### GIVEN PROBLEM
Transcribe each line of the material as it is, and drop any picture.

### DATA EXCERPT

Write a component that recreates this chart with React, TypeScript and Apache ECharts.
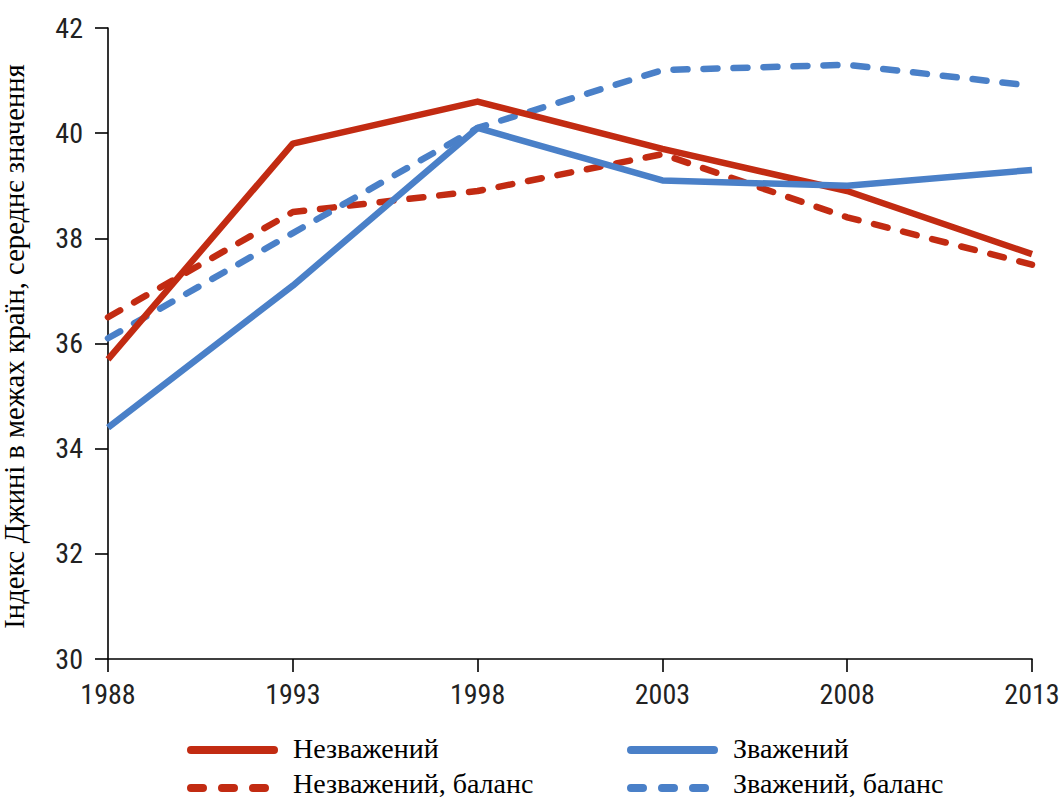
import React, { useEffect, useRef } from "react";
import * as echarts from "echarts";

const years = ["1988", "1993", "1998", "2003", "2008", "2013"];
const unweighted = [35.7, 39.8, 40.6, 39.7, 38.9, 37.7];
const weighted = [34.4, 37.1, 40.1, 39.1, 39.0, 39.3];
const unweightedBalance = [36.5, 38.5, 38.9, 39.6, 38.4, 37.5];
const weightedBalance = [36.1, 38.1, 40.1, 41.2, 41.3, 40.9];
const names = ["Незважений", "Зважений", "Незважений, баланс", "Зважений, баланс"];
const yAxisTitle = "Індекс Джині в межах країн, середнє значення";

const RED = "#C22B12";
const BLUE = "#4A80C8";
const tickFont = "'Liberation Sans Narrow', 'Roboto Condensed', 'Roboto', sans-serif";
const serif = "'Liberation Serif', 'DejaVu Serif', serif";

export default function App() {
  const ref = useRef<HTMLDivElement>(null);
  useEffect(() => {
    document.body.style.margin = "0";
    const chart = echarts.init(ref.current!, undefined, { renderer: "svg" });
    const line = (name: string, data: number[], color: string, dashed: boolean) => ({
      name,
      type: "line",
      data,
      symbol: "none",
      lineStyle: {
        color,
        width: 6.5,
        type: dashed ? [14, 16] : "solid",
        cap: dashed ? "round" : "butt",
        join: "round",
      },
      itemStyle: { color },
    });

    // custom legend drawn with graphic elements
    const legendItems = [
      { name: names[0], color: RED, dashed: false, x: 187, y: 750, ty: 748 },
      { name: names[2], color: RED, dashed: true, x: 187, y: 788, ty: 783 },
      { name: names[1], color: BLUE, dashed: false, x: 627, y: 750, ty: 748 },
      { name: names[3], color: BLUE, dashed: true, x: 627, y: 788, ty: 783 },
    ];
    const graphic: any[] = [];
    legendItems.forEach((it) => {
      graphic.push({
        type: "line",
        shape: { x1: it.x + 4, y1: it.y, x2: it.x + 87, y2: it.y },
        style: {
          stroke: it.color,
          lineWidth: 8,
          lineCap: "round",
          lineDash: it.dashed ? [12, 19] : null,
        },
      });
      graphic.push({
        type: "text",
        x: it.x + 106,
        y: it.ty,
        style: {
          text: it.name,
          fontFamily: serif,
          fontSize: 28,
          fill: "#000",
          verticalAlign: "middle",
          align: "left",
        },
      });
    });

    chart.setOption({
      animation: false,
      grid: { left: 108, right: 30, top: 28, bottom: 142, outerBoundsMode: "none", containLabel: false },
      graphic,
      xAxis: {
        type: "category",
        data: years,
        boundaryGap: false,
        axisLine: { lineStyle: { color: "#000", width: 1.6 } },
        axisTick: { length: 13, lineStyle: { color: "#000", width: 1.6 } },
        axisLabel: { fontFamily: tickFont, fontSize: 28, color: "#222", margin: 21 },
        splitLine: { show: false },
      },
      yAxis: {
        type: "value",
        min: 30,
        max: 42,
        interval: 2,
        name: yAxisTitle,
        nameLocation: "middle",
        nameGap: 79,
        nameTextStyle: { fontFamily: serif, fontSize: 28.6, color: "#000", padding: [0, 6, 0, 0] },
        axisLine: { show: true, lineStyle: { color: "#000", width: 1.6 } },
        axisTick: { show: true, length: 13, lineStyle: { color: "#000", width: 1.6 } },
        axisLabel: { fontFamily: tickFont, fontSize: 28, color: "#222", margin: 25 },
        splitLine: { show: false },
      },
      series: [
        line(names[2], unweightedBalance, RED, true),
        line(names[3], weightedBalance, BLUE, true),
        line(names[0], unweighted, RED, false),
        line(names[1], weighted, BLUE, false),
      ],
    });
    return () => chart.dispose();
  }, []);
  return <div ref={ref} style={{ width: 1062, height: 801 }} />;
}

### RESULT FOR THIS TASK
Write a component that recreates this chart with React, TypeScript and Apache ECharts.
import React, { useEffect, useRef } from "react";
import * as echarts from "echarts";

const years = ["1988", "1993", "1998", "2003", "2008", "2013"];
const unweighted = [35.7, 39.8, 40.6, 39.7, 38.9, 37.7];
const weighted = [34.4, 37.1, 40.1, 39.1, 39.0, 39.3];
const unweightedBalance = [36.5, 38.5, 38.9, 39.6, 38.4, 37.5];
const weightedBalance = [36.1, 38.1, 40.1, 41.2, 41.3, 40.9];
const names = ["Незважений", "Зважений", "Незважений, баланс", "Зважений, баланс"];
const yAxisTitle = "Індекс Джині в межах країн, середнє значення";

const RED = "#C22B12";
const BLUE = "#4A80C8";
const tickFont = "'Liberation Sans Narrow', 'Roboto Condensed', 'Roboto', sans-serif";
const serif = "'Liberation Serif', 'DejaVu Serif', serif";

export default function App() {
  const ref = useRef<HTMLDivElement>(null);
  useEffect(() => {
    document.body.style.margin = "0";
    const chart = echarts.init(ref.current!, undefined, { renderer: "svg" });
    const line = (name: string, data: number[], color: string, dashed: boolean) => ({
      name,
      type: "line",
      data,
      symbol: "none",
      lineStyle: {
        color,
        width: 6.5,
        type: dashed ? [14, 16] : "solid",
        cap: dashed ? "round" : "butt",
        join: "round",
      },
      itemStyle: { color },
    });

    // custom legend drawn with graphic elements
    const legendItems = [
      { name: names[0], color: RED, dashed: false, x: 187, y: 750, ty: 748 },
      { name: names[2], color: RED, dashed: true, x: 187, y: 788, ty: 783 },
      { name: names[1], color: BLUE, dashed: false, x: 627, y: 750, ty: 748 },
      { name: names[3], color: BLUE, dashed: true, x: 627, y: 788, ty: 783 },
    ];
    const graphic: any[] = [];
    legendItems.forEach((it) => {
      graphic.push({
        type: "line",
        shape: { x1: it.x + 4, y1: it.y, x2: it.x + 87, y2: it.y },
        style: {
          stroke: it.color,
          lineWidth: 8,
          lineCap: "round",
          lineDash: it.dashed ? [12, 19] : null,
        },
      });
      graphic.push({
        type: "text",
        x: it.x + 106,
        y: it.ty,
        style: {
          text: it.name,
          fontFamily: serif,
          fontSize: 28,
          fill: "#000",
          verticalAlign: "middle",
          align: "left",
        },
      });
    });

    chart.setOption({
      animation: false,
      grid: { left: 108, right: 30, top: 28, bottom: 142, outerBoundsMode: "none", containLabel: false },
      graphic,
      xAxis: {
        type: "category",
        data: years,
        boundaryGap: false,
        axisLine: { lineStyle: { color: "#000", width: 1.6 } },
        axisTick: { length: 13, lineStyle: { color: "#000", width: 1.6 } },
        axisLabel: { fontFamily: tickFont, fontSize: 28, color: "#222", margin: 21 },
        splitLine: { show: false },
      },
      yAxis: {
        type: "value",
        min: 30,
        max: 42,
        interval: 2,
        name: yAxisTitle,
        nameLocation: "middle",
        nameGap: 79,
        nameTextStyle: { fontFamily: serif, fontSize: 28.6, color: "#000", padding: [0, 6, 0, 0] },
        axisLine: { show: true, lineStyle: { color: "#000", width: 1.6 } },
        axisTick: { show: true, length: 13, lineStyle: { color: "#000", width: 1.6 } },
        axisLabel: { fontFamily: tickFont, fontSize: 28, color: "#222", margin: 25 },
        splitLine: { show: false },
      },
      series: [
        line(names[2], unweightedBalance, RED, true),
        line(names[3], weightedBalance, BLUE, true),
        line(names[0], unweighted, RED, false),
        line(names[1], weighted, BLUE, false),
      ],
    });
    return () => chart.dispose();
  }, []);
  return <div ref={ref} style={{ width: 1062, height: 801 }} />;
}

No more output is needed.